Monday, Mar. 28, 1960

"Black like Me"

On the way to Hattiesburg, Miss., the bus pulled into a rest stop, and the white passengers got off. When one of the colored passengers, a big man in dark glasses, tried to follow them, the driver blocked his way. "Where do you think you're going?" he demanded. "I'd like to go to the rest room," the passenger said. "Does your ticket say for you to get off here?" asked the driver. "No, sir," said the passenger, "I'm going to Hattiesburg." The driver shut the bus door. "Then you get back in your seat." he commanded, "and don't you move till we get to Hattiesburg." Meekly, the passenger did as he was told.
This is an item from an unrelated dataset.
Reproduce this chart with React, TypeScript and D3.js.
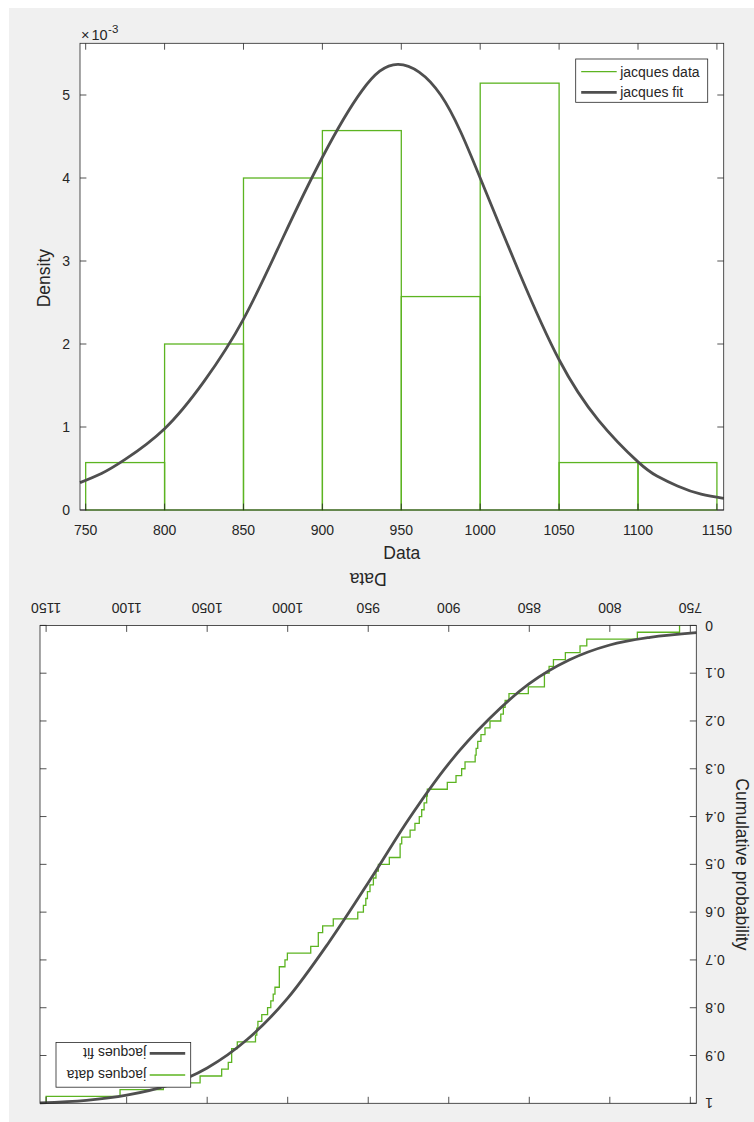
import React from "react";
import * as d3 from "d3";

// ---- data ----
const jacquesData = [
  756.7, 782.9, 814.3, 818.5, 827.6, 835.0, 837.7, 840.6, 840.6, 850.6,
  862.6, 865.0, 866.1, 867.7, 874.4, 877.5, 880.0, 882.0, 883.0, 883.6,
  889.9, 892.0, 895.5, 900.9, 913.3, 913.7, 915.3, 916.8, 918.3, 921.0,
  924.0, 929.2, 930.2, 930.2, 936.9, 943.7, 945.2, 946.8, 948.9, 950.5,
  951.5, 953.0, 956.5, 971.7, 978.3, 981.0, 981.0, 985.7, 1000.2, 1001.7,
  1005.2, 1005.2, 1005.2, 1007.9, 1009.0, 1010.5, 1012.5, 1016.1, 1018.5, 1019.2,
  1020.0, 1031.3, 1034.8, 1034.8, 1036.9, 1041.0, 1054.4, 1077.2, 1104.1, 1150.0,
];
const binEdges = [750, 800, 850, 900, 950, 1000, 1050, 1100, 1150];
const xTicks = [750, 800, 850, 900, 950, 1000, 1050, 1100, 1150];
const densityTicks = [0, 1, 2, 3, 4, 5]; // x 10^-3
const probTicks = [0, 0.1, 0.2, 0.3, 0.4, 0.5, 0.6, 0.7, 0.8, 0.9, 1];
const probTickLabels = ["0", "0.1", "0.2", "0.3", "0.4", "0.5", "0.6", "0.7", "0.8", "0.9", "1"];

// fitted density curve (x 10^-3)
const pdfFitX = [746.4, 760, 775, 800, 825, 850, 875, 900, 925, 948, 975, 1000, 1025, 1050, 1075, 1100, 1112, 1125, 1140, 1154.3];
const pdfFitY = [0.33, 0.44, 0.61, 0.98, 1.55, 2.30, 3.28, 4.25, 5.05, 5.37, 5.00, 4.00, 2.85, 1.81, 1.08, 0.58, 0.41, 0.29, 0.19, 0.14];

// fitted cumulative curve
const cdfFitX = [746.3, 775, 800, 825, 850, 875, 900, 925, 948, 975, 1000, 1025, 1050, 1075, 1100, 1125, 1153.8];
const cdfFitY = [0.015, 0.025, 0.041, 0.072, 0.122, 0.196, 0.289, 0.406, 0.528, 0.666, 0.780, 0.866, 0.926, 0.963, 0.983, 0.994, 0.999];

const legendLabels = ["jacques data", "jacques fit"];

const GREEN = "#5cb421";
const FIT = "#4f4f4f";
const AX = "#262626";
const BG = "#f0f0f0";
const FONT = "'Liberation Sans', Arial, Helvetica, sans-serif";

export default function App() {
  const n = jacquesData.length;

  // ---------- top panel ----------
  const xT = d3.scaleLinear().domain([746.4, 1154.3]).range([80, 723.7]);
  const yT = d3.scaleLinear().domain([0, 5.623]).range([510, 43.3]);
  const bins = d3
    .bin()
    .domain([binEdges[0], binEdges[binEdges.length - 1]])
    .thresholds(binEdges.slice(1, -1))(jacquesData);
  const dens = (b: any) => (b.length / (n * (b.x1 - b.x0))) * 1000;
  const pdfPath = d3
    .line<number>()
    .x((_, i) => xT(pdfFitX[i]))
    .y((d) => yT(d))
    .curve(d3.curveNatural)(pdfFitY) as string;

  const [tx0, tx1] = xT.range();
  const [ty0, ty1] = yT.range(); // bottom, top
  const tl = 6.4;

  // ---------- bottom panel (drawn normally, then rotated 180deg) ----------
  const xB = d3.scaleLinear().domain([746.3, 1153.8]).range([40, 696.3]);
  const yB = d3.scaleLinear().domain([0, 1]).range([1103.3, 625.4]);
  const [bx0, bx1] = xB.range();
  const [by0, by1] = yB.range();
  const cx = (bx0 + bx1) / 2;
  const cy = (by0 + by1) / 2;
  const sorted = [...jacquesData].sort((a, b) => a - b);
  const ecdfPts: [number, number][] = [[sorted[0], 0], ...sorted.map((v, i) => [v, (i + 1) / n] as [number, number])];
  const ecdfPath = d3
    .line<[number, number]>()
    .x((d) => xB(d[0]))
    .y((d) => yB(d[1]))
    .curve(d3.curveStepAfter)(ecdfPts) as string;
  const cdfPath = d3
    .line<number>()
    .x((_, i) => xB(cdfFitX[i]))
    .y((d) => yB(d))
    .curve(d3.curveMonotoneX)(cdfFitY) as string;
  const tlB = 6.5;

  const legend = (lx: number, ly: number, w: number, h: number, r0: number, r1: number) => (
    <g>
      <rect x={lx} y={ly} width={w} height={h} fill="white" stroke={AX} strokeWidth={0.8} />
      <line x1={lx + 5.5} x2={lx + 41} y1={r0} y2={r0} stroke={GREEN} strokeWidth={1.3} />
      <line x1={lx + 5.5} x2={lx + 41} y1={r1} y2={r1} stroke={FIT} strokeWidth={2.8} />
      <text x={lx + 44.5} y={r0} dy="0.35em" fontSize={14} fill={AX}>{legendLabels[0]}</text>
      <text x={lx + 44.5} y={r1} dy="0.35em" fontSize={14} fill={AX}>{legendLabels[1]}</text>
    </g>
  );

  return (
    <svg
      width={754}
      height={1122}
      style={{ position: "absolute", left: 0, top: 0, background: "white" }}
      fontFamily={FONT}
    >
      <rect x={9} y={8} width={745} height={1114} fill={BG} />

      {/* ================= TOP: histogram + density fit ================= */}
      <rect x={tx0} y={ty1} width={tx1 - tx0} height={ty0 - ty1} fill="white" />
      {bins.map((b, i) => (
        <rect
          key={i}
          x={xT(b.x0 as number)}
          y={yT(dens(b))}
          width={xT(b.x1 as number) - xT(b.x0 as number)}
          height={yT(0) - yT(dens(b))}
          fill="none"
          stroke={GREEN}
          strokeWidth={1.3}
        />
      ))}
      <path d={pdfPath} fill="none" stroke={FIT} strokeWidth={2.8} strokeLinejoin="round" />
      <rect x={tx0} y={ty1} width={tx1 - tx0} height={ty0 - ty1} fill="none" stroke={AX} strokeWidth={0.8} />
      {xTicks.map((t) => (
        <g key={"xt" + t}>
          <line x1={xT(t)} x2={xT(t)} y1={ty0} y2={ty0 - tl} stroke={AX} strokeWidth={0.8} />
          <line x1={xT(t)} x2={xT(t)} y1={ty1} y2={ty1 + tl} stroke={AX} strokeWidth={0.8} />
          <text x={xT(t)} y={534.5} textAnchor="middle" fontSize={14} fill={AX}>{t}</text>
        </g>
      ))}
      {densityTicks.map((t) => (
        <g key={"yt" + t}>
          <line x1={tx0} x2={tx0 + tl} y1={yT(t)} y2={yT(t)} stroke={AX} strokeWidth={0.8} />
          <line x1={tx1} x2={tx1 - tl} y1={yT(t)} y2={yT(t)} stroke={AX} strokeWidth={0.8} />
          <text x={70} y={yT(t)} dy="0.35em" textAnchor="end" fontSize={14} fill={AX}>{t}</text>
        </g>
      ))}
      <text x={81} y={40} fontSize={14.5} fill={AX}>
        ×<tspan dx={2}>10</tspan>
        <tspan dx={0.5} dy={-7.5} fontSize={11.5}>-3</tspan>
      </text>
      <text x={(tx0 + tx1) / 2} y={559} textAnchor="middle" fontSize={17.5} fill={AX}>Data</text>
      <text
        transform={`translate(49.6, ${(ty0 + ty1) / 2 + 1.5}) rotate(-90)`}
        textAnchor="middle"
        fontSize={17.5}
        fill={AX}
      >
        Density
      </text>
      {legend(575.7, 59, 132, 43.3, 71.7, 92.3)}

      {/* ================= BOTTOM: cumulative, rotated 180 ================= */}
      <g transform={`rotate(180 ${cx} ${cy})`}>
        <rect x={bx0} y={by1} width={bx1 - bx0} height={by0 - by1} fill="white" />
        <path d={ecdfPath} fill="none" stroke={GREEN} strokeWidth={1.3} />
        <path d={cdfPath} fill="none" stroke={FIT} strokeWidth={2.8} strokeLinejoin="round" />
        <rect x={bx0} y={by1} width={bx1 - bx0} height={by0 - by1} fill="none" stroke={AX} strokeWidth={0.8} />
        {xTicks.map((t) => (
          <g key={"bxt" + t}>
            <line x1={xB(t)} x2={xB(t)} y1={by0} y2={by0 - tlB} stroke={AX} strokeWidth={0.8} />
            <line x1={xB(t)} x2={xB(t)} y1={by1} y2={by1 + tlB} stroke={AX} strokeWidth={0.8} />
            <text x={xB(t)} y={1126} textAnchor="middle" fontSize={14} fill={AX}>{t}</text>
          </g>
        ))}
        {probTicks.map((t, i) => (
          <g key={"byt" + t}>
            <line x1={bx0} x2={bx0 + tlB} y1={yB(t)} y2={yB(t)} stroke={AX} strokeWidth={0.8} />
            <line x1={bx1} x2={bx1 - tlB} y1={yB(t)} y2={yB(t)} stroke={AX} strokeWidth={0.8} />
            <text x={31} y={yB(t)} dy="0.35em" textAnchor="end" fontSize={14} fill={AX}>{probTickLabels[i]}</text>
          </g>
        ))}
        <text x={cx} y={1155.7} textAnchor="middle" fontSize={17.5} fill={AX}>Data</text>
        <text
          transform={`translate(0.3, ${cy}) rotate(-90)`}
          textAnchor="middle"
          fontSize={17.5}
          fill={AX}
        >
          Cumulative probability
        </text>
        {legend(545.6, 641.5, 134.7, 44.6, 653.7, 675.4)}
      </g>
    </svg>
  );
}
What the driver did not know was that the man he had just intimidated was not a Negro but a white. He was John Howard Griffin, 39, Dallas-born author (The Devil Rides Outside) on assignment for Sepia magazine, a Negro monthly (circ. 61,975) published in Fort Worth. His skin darkened by pills,* ultraviolet treatment and vegetable dye, his straight brown hair shaved to the poll, he was touring the Deep South to see how it felt to wear the black man's skin. In the current issue of Sepia, in the first of five installments. Griffin began telling what it was like.

"The Hate Stare." Accepted without question as a Negro by both races, Griffin drifted through four states--Louisiana, Mississippi, Alabama, and Georgia--well-dressed, comparatively well-heeled ($200 in traveler's checks), obviously well-educated, under his own name and ready to reveal the truth to anyone who asked. No one asked. His skin was black, and that was enough.

Throughout the South, Griffin encountered what he calls "the hate stare." Offering his seat to a white woman in a New Orleans streetcar, he watched her face stiffen into hostility. "What are you looking at me like that for?" she asked sharply, and turned away muttering, "They're getting sassier every day." Hitchhiking through Alabama, he was picked up by a white truck driver who inquired, with a leer, whether Griffin's wife had ever slept with a white man, informed him that "we're doing your race a favor to get some white blood into your kids." A factory foreman in Mobile, to whom Griffin applied for a job, told him coldly: "We don't want you people. We're gradually getting you people weeded out from the better jobs at this plant. Pretty soon we'll have it so the only kind of jobs you can get here are the ones no white man would have." Wherever he went, he could get only the most menial work.

The Dark Night. Griffin began his masquerade with the feeling that as a Southern white, he lacked compassion for the Negro, as well as a true understanding of the Negro's lot. His four-week journey strengthened both of these impressions. "I had no idea what they have to go through," he said. "I literally bawled myself to sleep some nights. I learned that when it is night, when it is dark, then the Negro feels safest. Langston Hughes's line, 'Night coming tenderly/ Black like me,'* has real meaning."

After four weeks as a Negro, Griffin harbors new doubts about his own race. "I like to see good in the white man," he said last week. "But after this experience, it's hard to find it in the Southern white."

* Griffin took Oxsoralen, a drug sometimes administered to victims of vitiligo, a disease that produces milk-white patches on the skin. The drug makes the skin extraordinarily sensitive to ultraviolet rays; under sunlamp or sunlight exposure, the skin turns a deep brown. * From Hughes's poem "Dream Variations."